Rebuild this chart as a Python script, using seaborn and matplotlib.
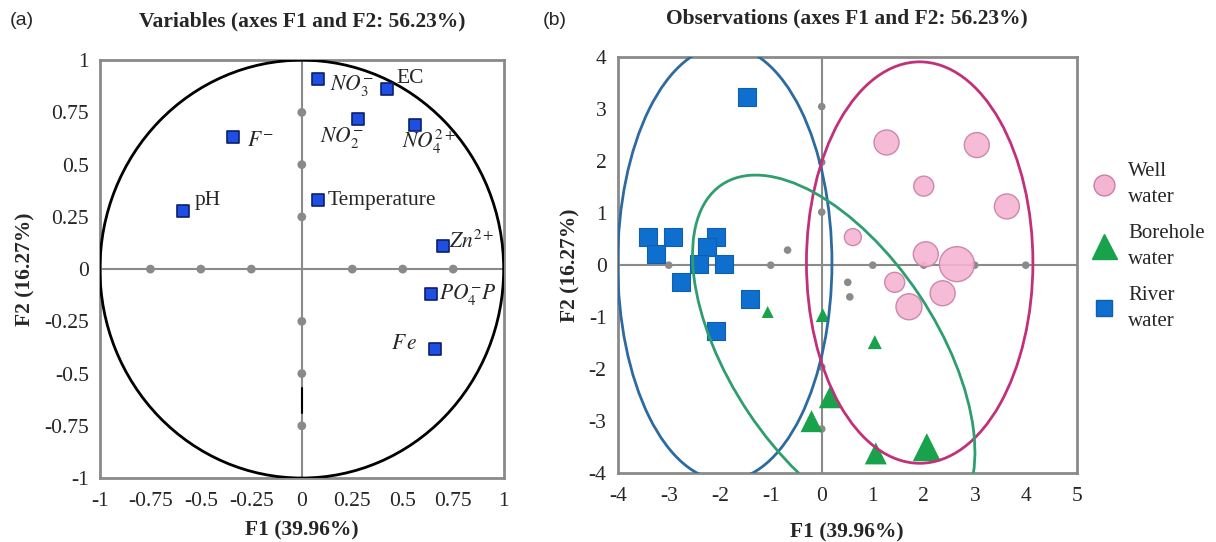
import numpy as np
import pandas as pd
import matplotlib
matplotlib.use("Agg")
import matplotlib.pyplot as plt
import seaborn as sns
from matplotlib.patches import Circle, Ellipse
from matplotlib.lines import Line2D

# ---- data: panel (a) variables ----
var_labels = [r"$NO_3^{-}$", "EC", r"$NO_2^{-}$", r"$NO_4^{2+}$", r"$F^{-}$", "pH",
              "Temperature", r"$Zn^{2+}$", r"$PO_4^{-}P$", r"$F\,e$"]
var_f1 = [0.08, 0.42, 0.28, 0.56, -0.34, -0.59, 0.08, 0.70, 0.64, 0.66]
var_f2 = [0.91, 0.86, 0.72, 0.69, 0.63, 0.28, 0.33, 0.11, -0.12, -0.38]

# grey marks sitting on the axes of panel (a)
grid_a_f1 = [-0.75, -0.5, -0.25, 0.25, 0.5, 0.75, 0, 0, 0, 0, 0, 0]
grid_a_f2 = [0, 0, 0, 0, 0, 0, 0.75, 0.5, 0.25, -0.25, -0.5, -0.75]

# ---- data: panel (b) observations ----
river_f1 = [-3.41, -2.92, -3.25, -2.08, -2.25, -2.41, -1.92, -2.75, -1.41, -2.08, -1.47]
river_f2 = [0.54, 0.54, 0.21, 0.54, 0.35, 0.02, 0.02, -0.32, -0.65, -1.27, 3.23]

bore_f1 = [-1.06, 0.02, 1.04, 0.16, -0.20, 1.06, 2.06]
bore_f2 = [-0.90, -0.96, -1.48, -2.54, -3.00, -3.62, -3.50]
bore_w = [12, 14, 14, 22, 22, 22, 28]

well_f1 = [1.27, 3.04, 2.00, 3.63, 0.61, 2.04, 2.65, 1.43, 2.37, 1.71]
well_f2 = [2.36, 2.31, 1.52, 1.13, 0.54, 0.21, 0.02, -0.33, -0.54, -0.80]
well_w = [25, 25, 20, 25, 17, 25, 35, 20, 25, 26]

grid_b_f1 = [-3, -1, 1, 2, 3, 4, 0, 0, 0, 0, 0, -0.67, 0.51, 0.55]
grid_b_f2 = [0, 0, 0, 0, 0, 0, 3.05, 1.98, 1.02, -1.96, -3.15, 0.29, -0.33, -0.61]

# confidence ellipses: river, well, borehole
ell_cx = [-1.90, 1.92, 0.235]
ell_cy = [0.04, 0.05, -1.70]
ell_w = [4.20, 4.44, 7.84]
ell_h = [8.36, 7.72, 4.04]
ell_angle = [0, 0, -55.7]
ell_colors = ["#2c6aa0", "#c2307a", "#2f9e6e"]

sns.set_style("white")
plt.rcParams["font.family"] = ["Liberation Serif", "DejaVu Serif"]
plt.rcParams["mathtext.fontset"] = "stix"
plt.rcParams["axes.unicode_minus"] = False

grey = "#8a8a8a"

fig = plt.figure(figsize=(12.16, 5.42), dpi=100)
ax1 = fig.add_axes([0.0822, 0.118, 0.332, 0.771])
ax2 = fig.add_axes([0.508, 0.127, 0.3775, 0.7675])

# ---------- panel (a) ----------
ax1.axhline(0, color=grey, lw=1.5, zorder=1)
ax1.axvline(0, color=grey, lw=1.5, zorder=1)
sns.scatterplot(x=grid_a_f1, y=grid_a_f2, color=grey, s=40, edgecolor="none", ax=ax1, zorder=2)
ax1.plot([0, 0], [-0.57, -0.69], color="black", lw=1.5, zorder=2)
ax1.add_patch(Circle((0, 0), 1, fill=False, color="black", lw=2, zorder=3))
sns.scatterplot(x=var_f1, y=var_f2, marker="s", s=80, color="#1f4fe0",
                edgecolor="#0b1f70", linewidth=1.2, ax=ax1, zorder=5)

# label placement (offset from point, alignment)
label_pos = [(0.06, -0.03, "left"), (0.05, 0.05, "left"), (-0.08, -0.09, "center"),
             (0.07, -0.08, "center"), (0.07, -0.02, "left"), (0.06, 0.05, "left"),
             (0.05, 0.0, "left"), (0.03, 0.02, "left"), (0.04, 0.0, "left"),
             (-0.085, 0.02, "right")]
for lab, x, y, (dx, dy, ha) in zip(var_labels, var_f1, var_f2, label_pos):
    ax1.text(x + dx, y + dy, lab, ha=ha, va="center", fontsize=15.5, zorder=6)

ax1.set_xlim(-1, 1)
ax1.set_ylim(-1, 1)
ticks_a = [-1, -0.75, -0.5, -0.25, 0, 0.25, 0.5, 0.75, 1]
tick_lab_a = ["-1", "-0.75", "-0.5", "-0.25", "0", "0.25", "0.5", "0.75", "1"]
ax1.set_xticks(ticks_a, tick_lab_a)
ax1.set_yticks(ticks_a, tick_lab_a)
ax1.set_title("Variables (axes F1 and F2: 56.23%)", fontweight="bold", fontsize=15.5, pad=24)
ax1.set_xlabel("F1 (39.96%)", fontweight="bold", fontsize=15.5, labelpad=7)
ax1.set_ylabel("F2 (16.27%)", fontweight="bold", fontsize=15.5, labelpad=6)

# ---------- panel (b) ----------
ax2.axhline(0, color=grey, lw=1.5, zorder=1)
ax2.axvline(0, color=grey, lw=1.5, zorder=1)
sns.scatterplot(x=grid_b_f1, y=grid_b_f2, color=grey, s=30, edgecolor="none", ax=ax2, zorder=2)

well_df = pd.DataFrame({"f1": well_f1, "f2": well_f2, "w": well_w})
sns.scatterplot(data=well_df, x="f1", y="f2", size="w",
                sizes={w: (w * 0.72) ** 2 for w in set(well_w)},
                color="#f6b4d3", edgecolor="#c77fa6", linewidth=1, alpha=0.9,
                legend=False, ax=ax2, zorder=3)
bore_df = pd.DataFrame({"f1": bore_f1, "f2": bore_f2, "w": bore_w})
sns.scatterplot(data=bore_df, x="f1", y="f2", size="w", marker="^",
                sizes={w: (w * 0.72) ** 2 for w in set(bore_w)},
                color="#19a24c", edgecolor="none", legend=False, ax=ax2, zorder=4)
sns.scatterplot(x=river_f1, y=river_f2, marker="s", s=180, color="#0f6fce",
                edgecolor="#0f5fb0", linewidth=0.8, ax=ax2, zorder=4)

for cx, cy, w, h, a, c in zip(ell_cx, ell_cy, ell_w, ell_h, ell_angle, ell_colors):
    ax2.add_patch(Ellipse((cx, cy), w, h, angle=a, fill=False, color=c, lw=2, zorder=5))

ax2.set_xlim(-4, 5)
ax2.set_ylim(-4, 4)
ax2.set_xticks(range(-4, 6))
ax2.set_yticks(range(-4, 5))
ax2.set_title("Observations (axes F1 and F2: 56.23%)", fontweight="bold", fontsize=15.5, pad=24)
ax2.set_xlabel("F1 (39.96%)", fontweight="bold", fontsize=15.5, labelpad=12)
ax2.set_ylabel("F2 (16.27%)", fontweight="bold", fontsize=15.5, labelpad=6)

for ax in (ax1, ax2):
    for sp in ax.spines.values():
        sp.set_color(grey)
        sp.set_linewidth(2)
    ax.tick_params(length=0, labelsize=15.5)
    ax.tick_params(axis="x", pad=10)
    ax.tick_params(axis="y", pad=8)

handles = [
    Line2D([], [], ls="none", marker="o", markersize=15, markerfacecolor="#f6b4d3",
           markeredgecolor="#c77fa6"),
    Line2D([], [], ls="none", marker="^", markersize=18, markerfacecolor="#19a24c",
           markeredgecolor="#19a24c"),
    Line2D([], [], ls="none", marker="s", markersize=12, markerfacecolor="#0f6fce",
           markeredgecolor="#0f5fb0"),
]
leg = fig.legend(handles, ["Well\nwater", "Borehole\nwater", "River\nwater"],
                 loc="center left", bbox_to_anchor=(0.88, 0.545), frameon=False,
                 fontsize=15, labelspacing=0.8, handletextpad=0.4, handlelength=1.5)
for t in leg.get_texts():
    t.set_linespacing(1.5)

fig.text(0.008, 0.963, "(a)", fontsize=14, family="Liberation Sans", va="center")
fig.text(0.446, 0.963, "(b)", fontsize=14, family="Liberation Sans", va="center")

fig.savefig("out.png", dpi=100)
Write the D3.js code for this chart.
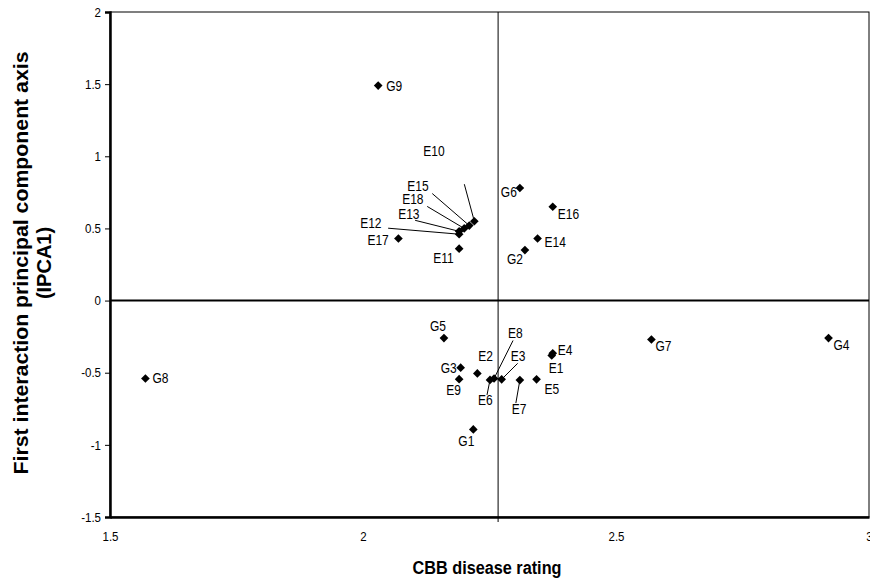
<!DOCTYPE html>
<html>
<head>
<meta charset="utf-8">
<script src="https://cdn.jsdelivr.net/npm/d3@7"></script>
<style>
  body { margin: 0; background: #fff; }
  text { font-family: "Liberation Sans", Arial, sans-serif; fill: #000; }
  .lbl { font-size: 12px; }
  .tick text { font-size: 11.5px; }
  .title { font-weight: bold; }
</style>
</head>
<body>
<div id="chart"></div>
<script>
// data: genotypes (G) and environments (E)
var names   = ['G1','G2','G3','G4','G5','G6','G7','G8','G9',
               'E1','E2','E3','E4','E5','E6','E7','E8','E9',
               'E10','E11','E12','E13','E14','E15','E16','E17','E18'];
var rating  = [2.218, 2.32, 2.193, 2.92, 2.16, 2.31, 2.57, 1.57, 2.03,
               2.373, 2.226, 2.274, 2.375, 2.343, 2.251, 2.31, 2.259, 2.19,
               2.22, 2.19, 2.19, 2.19, 2.345, 2.21, 2.375, 2.07, 2.20];
var ipca1   = [-0.893, 0.35, -0.465, -0.26, -0.26, 0.78, -0.27, -0.54, 1.49,
               -0.38, -0.505, -0.546, -0.365, -0.546, -0.55, -0.551, -0.54, -0.545,
               0.55, 0.36, 0.46, 0.48, 0.43, 0.52, 0.65, 0.43, 0.50];
var meanRating = 2.267;
var xTicks = [1.5, 2, 2.5, 3];
var yTicks = [-1.5, -1, -0.5, 0, 0.5, 1, 1.5, 2];

// label placement (pixels from marker): [dx, dy] and optional leader start [lx, ly]
var labelPos = {
  G1:[-15,17], G2:[-18,14], G3:[-20,5], G4:[5,12], G5:[-14,-7], G6:[-19,9],
  G7:[4,11], G8:[7,5], G9:[8,5],
  E1:[-3,18], E2:[1,-12], E3:[9,-18,16,-16], E4:[5,2], E5:[8,15],
  E6:[-12,25,-3,15], E7:[-8,34,-4,23], E8:[14,-40,19,-38], E9:[-13,16],
  E10:[-51,-65,-10,-37], E11:[-26,14], E12:[-99,-6,-71,-6], E13:[-61,-12,-44,-11],
  E14:[7,8], E15:[-62,-35,-37,-32], E16:[5,12], E17:[-31,6], E18:[-62,-24,-37,-22]
};

var width = 870, height = 587;
var margin = {top: 12, right: 1, bottom: 70, left: 110};
var stretch = 1.15; // text in the source is slightly taller than wide

var svg = d3.select('#chart').append('svg')
  .attr('width', width).attr('height', height);

var x = d3.scaleLinear().domain([1.5, 3]).range([margin.left, width - margin.right]);
var y = d3.scaleLinear().domain([-1.5, 2]).range([height - margin.bottom, margin.top]);

// frame
svg.append('rect')
  .attr('x', x(1.5)).attr('y', y(2))
  .attr('width', x(3) - x(1.5)).attr('height', y(-1.5) - y(2))
  .attr('fill', 'none').attr('stroke', '#000').attr('stroke-width', 1);

// axes
var yAxis = d3.axisLeft(y).tickValues(yTicks).tickSize(5).tickPadding(4)
  .tickFormat(function(d){ return String(d); });
svg.append('g').attr('transform', 'translate(' + x(1.5) + ',0)').call(yAxis)
  .call(function(g){
    g.select('.domain').attr('stroke-width', 2.5);
    g.selectAll('.tick text').attr('transform', 'scale(1,' + stretch + ')');
  });

var xa = d3.axisBottom(x).tickValues(xTicks).tickSize(0).tickPadding(13)
  .tickFormat(function(d){ return String(d); });
svg.append('g').attr('transform', 'translate(0,' + y(-1.5) + ')').call(xa)
  .call(function(g){
    g.select('.domain').attr('stroke-width', 2.5);
    g.selectAll('.tick text').attr('transform', 'scale(1,' + stretch + ')');
  });

// reference lines
svg.append('line')
  .attr('x1', x(1.5)).attr('x2', x(3)).attr('y1', y(0)).attr('y2', y(0))
  .attr('stroke', '#000').attr('stroke-width', 2);
svg.append('line')
  .attr('x1', x(meanRating)).attr('x2', x(meanRating))
  .attr('y1', y(2)).attr('y2', y(-1.5) + 5)
  .attr('stroke', '#000').attr('stroke-width', 1);

var pts = names.map(function(n, i){ return {name: n, x: rating[i], y: ipca1[i]}; });

// leader lines
svg.selectAll('.leader')
  .data(pts.filter(function(d){ return labelPos[d.name].length > 2; }))
  .enter().append('line')
  .attr('class', 'leader')
  .attr('x1', function(d){ return x(d.x) + labelPos[d.name][2]; })
  .attr('y1', function(d){ return y(d.y) + labelPos[d.name][3]; })
  .attr('x2', function(d){ return x(d.x); })
  .attr('y2', function(d){ return y(d.y); })
  .attr('stroke', '#000').attr('stroke-width', 1);

// markers
var diamond = d3.symbol().type(d3.symbolDiamond2).size(48);
svg.selectAll('.pt').data(pts).enter().append('path')
  .attr('class', 'pt')
  .attr('d', diamond)
  .attr('transform', function(d){ return 'translate(' + x(d.x) + ',' + y(d.y) + ')'; })
  .attr('fill', '#000');

// labels
svg.selectAll('.lbl').data(pts).enter().append('text')
  .attr('class', 'lbl')
  .attr('transform', function(d){
    return 'translate(' + (x(d.x) + labelPos[d.name][0]) + ',' +
      (y(d.y) + labelPos[d.name][1]) + ') scale(1,' + stretch + ')';
  })
  .text(function(d){ return d.name; });

// titles
svg.append('text').attr('class', 'title')
  .attr('x', 487).attr('y', 574)
  .attr('text-anchor', 'middle')
  .style('font-size', '18px')
  .attr('textLength', 149).attr('lengthAdjust', 'spacingAndGlyphs')
  .text('CBB disease rating');

var yt = svg.append('g')
  .attr('transform', 'translate(28,263) rotate(-90)');
yt.append('text').attr('class', 'title')
  .attr('x', 0).attr('y', 0)
  .attr('text-anchor', 'middle')
  .style('font-size', '20px')
  .attr('textLength', 423).attr('lengthAdjust', 'spacingAndGlyphs')
  .text('First interaction principal component axis');
yt.append('text').attr('class', 'title')
  .attr('x', 0).attr('y', 23)
  .attr('text-anchor', 'middle')
  .style('font-size', '20px')
  .text('(IPCA1)');
</script>
</body>
</html>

TASK GOAL
Output exactly the span of lines from the top of the listing through the line holding "20, 25, 26]", and leave every picture out.

FINAL RESULT
Rebuild this chart as a Python script, using seaborn and matplotlib.
import numpy as np
import pandas as pd
import matplotlib
matplotlib.use("Agg")
import matplotlib.pyplot as plt
import seaborn as sns
from matplotlib.patches import Circle, Ellipse
from matplotlib.lines import Line2D

# ---- data: panel (a) variables ----
var_labels = [r"$NO_3^{-}$", "EC", r"$NO_2^{-}$", r"$NO_4^{2+}$", r"$F^{-}$", "pH",
              "Temperature", r"$Zn^{2+}$", r"$PO_4^{-}P$", r"$F\,e$"]
var_f1 = [0.08, 0.42, 0.28, 0.56, -0.34, -0.59, 0.08, 0.70, 0.64, 0.66]
var_f2 = [0.91, 0.86, 0.72, 0.69, 0.63, 0.28, 0.33, 0.11, -0.12, -0.38]

# grey marks sitting on the axes of panel (a)
grid_a_f1 = [-0.75, -0.5, -0.25, 0.25, 0.5, 0.75, 0, 0, 0, 0, 0, 0]
grid_a_f2 = [0, 0, 0, 0, 0, 0, 0.75, 0.5, 0.25, -0.25, -0.5, -0.75]

# ---- data: panel (b) observations ----
river_f1 = [-3.41, -2.92, -3.25, -2.08, -2.25, -2.41, -1.92, -2.75, -1.41, -2.08, -1.47]
river_f2 = [0.54, 0.54, 0.21, 0.54, 0.35, 0.02, 0.02, -0.32, -0.65, -1.27, 3.23]

bore_f1 = [-1.06, 0.02, 1.04, 0.16, -0.20, 1.06, 2.06]
bore_f2 = [-0.90, -0.96, -1.48, -2.54, -3.00, -3.62, -3.50]
bore_w = [12, 14, 14, 22, 22, 22, 28]

well_f1 = [1.27, 3.04, 2.00, 3.63, 0.61, 2.04, 2.65, 1.43, 2.37, 1.71]
well_f2 = [2.36, 2.31, 1.52, 1.13, 0.54, 0.21, 0.02, -0.33, -0.54, -0.80]
well_w = [25, 25, 20, 25, 17, 25, 35, 20, 25, 26]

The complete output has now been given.